▶ _WORK TO COMPLETE_: Pictures stay out of the copy. Repeat exactly the lines from the first entry below through the line that contains "0.790, 0.785, 0.767]", and nothing beyond.
----- DATA LISTING
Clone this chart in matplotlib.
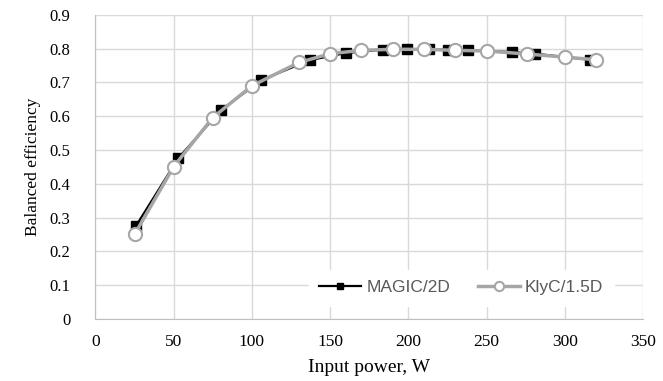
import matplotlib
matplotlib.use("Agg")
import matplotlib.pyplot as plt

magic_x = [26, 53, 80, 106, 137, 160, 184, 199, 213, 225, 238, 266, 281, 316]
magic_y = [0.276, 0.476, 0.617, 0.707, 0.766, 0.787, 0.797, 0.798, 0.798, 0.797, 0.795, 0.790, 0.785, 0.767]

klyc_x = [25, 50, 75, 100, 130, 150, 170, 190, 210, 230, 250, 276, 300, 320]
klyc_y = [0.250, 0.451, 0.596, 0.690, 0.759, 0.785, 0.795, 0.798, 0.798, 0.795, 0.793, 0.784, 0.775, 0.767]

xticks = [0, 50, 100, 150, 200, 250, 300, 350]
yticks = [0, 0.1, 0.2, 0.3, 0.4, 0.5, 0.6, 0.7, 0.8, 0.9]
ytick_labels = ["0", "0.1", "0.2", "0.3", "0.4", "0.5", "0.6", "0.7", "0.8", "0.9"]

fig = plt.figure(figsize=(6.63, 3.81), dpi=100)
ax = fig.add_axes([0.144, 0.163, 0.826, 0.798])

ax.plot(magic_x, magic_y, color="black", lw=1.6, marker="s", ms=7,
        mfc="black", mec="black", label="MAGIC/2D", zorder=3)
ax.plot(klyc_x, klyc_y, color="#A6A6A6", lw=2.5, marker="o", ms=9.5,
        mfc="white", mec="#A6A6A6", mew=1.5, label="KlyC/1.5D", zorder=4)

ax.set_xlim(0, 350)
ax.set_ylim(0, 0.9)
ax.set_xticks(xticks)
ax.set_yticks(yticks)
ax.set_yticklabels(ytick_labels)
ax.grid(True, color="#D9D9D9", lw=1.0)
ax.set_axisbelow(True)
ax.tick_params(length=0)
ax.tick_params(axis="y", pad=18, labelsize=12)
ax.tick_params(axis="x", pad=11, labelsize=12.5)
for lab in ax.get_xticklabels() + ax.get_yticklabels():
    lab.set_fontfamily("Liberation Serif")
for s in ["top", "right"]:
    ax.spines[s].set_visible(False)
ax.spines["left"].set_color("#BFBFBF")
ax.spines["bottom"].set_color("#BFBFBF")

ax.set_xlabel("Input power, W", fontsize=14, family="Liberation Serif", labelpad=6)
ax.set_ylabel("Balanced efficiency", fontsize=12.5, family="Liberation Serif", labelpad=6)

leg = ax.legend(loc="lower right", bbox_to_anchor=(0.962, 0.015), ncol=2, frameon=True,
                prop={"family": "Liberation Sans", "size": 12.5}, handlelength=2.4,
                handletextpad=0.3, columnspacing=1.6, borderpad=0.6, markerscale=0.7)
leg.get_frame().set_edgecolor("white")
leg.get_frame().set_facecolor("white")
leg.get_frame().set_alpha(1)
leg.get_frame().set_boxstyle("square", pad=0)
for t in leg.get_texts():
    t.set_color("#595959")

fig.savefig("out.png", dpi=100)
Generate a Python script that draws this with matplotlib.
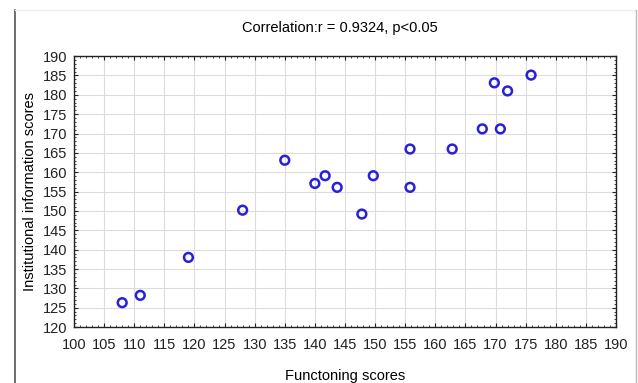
----------
▶ _RESPONSE FOR THIS EXERCISE_:
Clone this chart in matplotlib.
import matplotlib
matplotlib.use("Agg")
import matplotlib.pyplot as plt

magic_x = [26, 53, 80, 106, 137, 160, 184, 199, 213, 225, 238, 266, 281, 316]
magic_y = [0.276, 0.476, 0.617, 0.707, 0.766, 0.787, 0.797, 0.798, 0.798, 0.797, 0.795, 0.790, 0.785, 0.767]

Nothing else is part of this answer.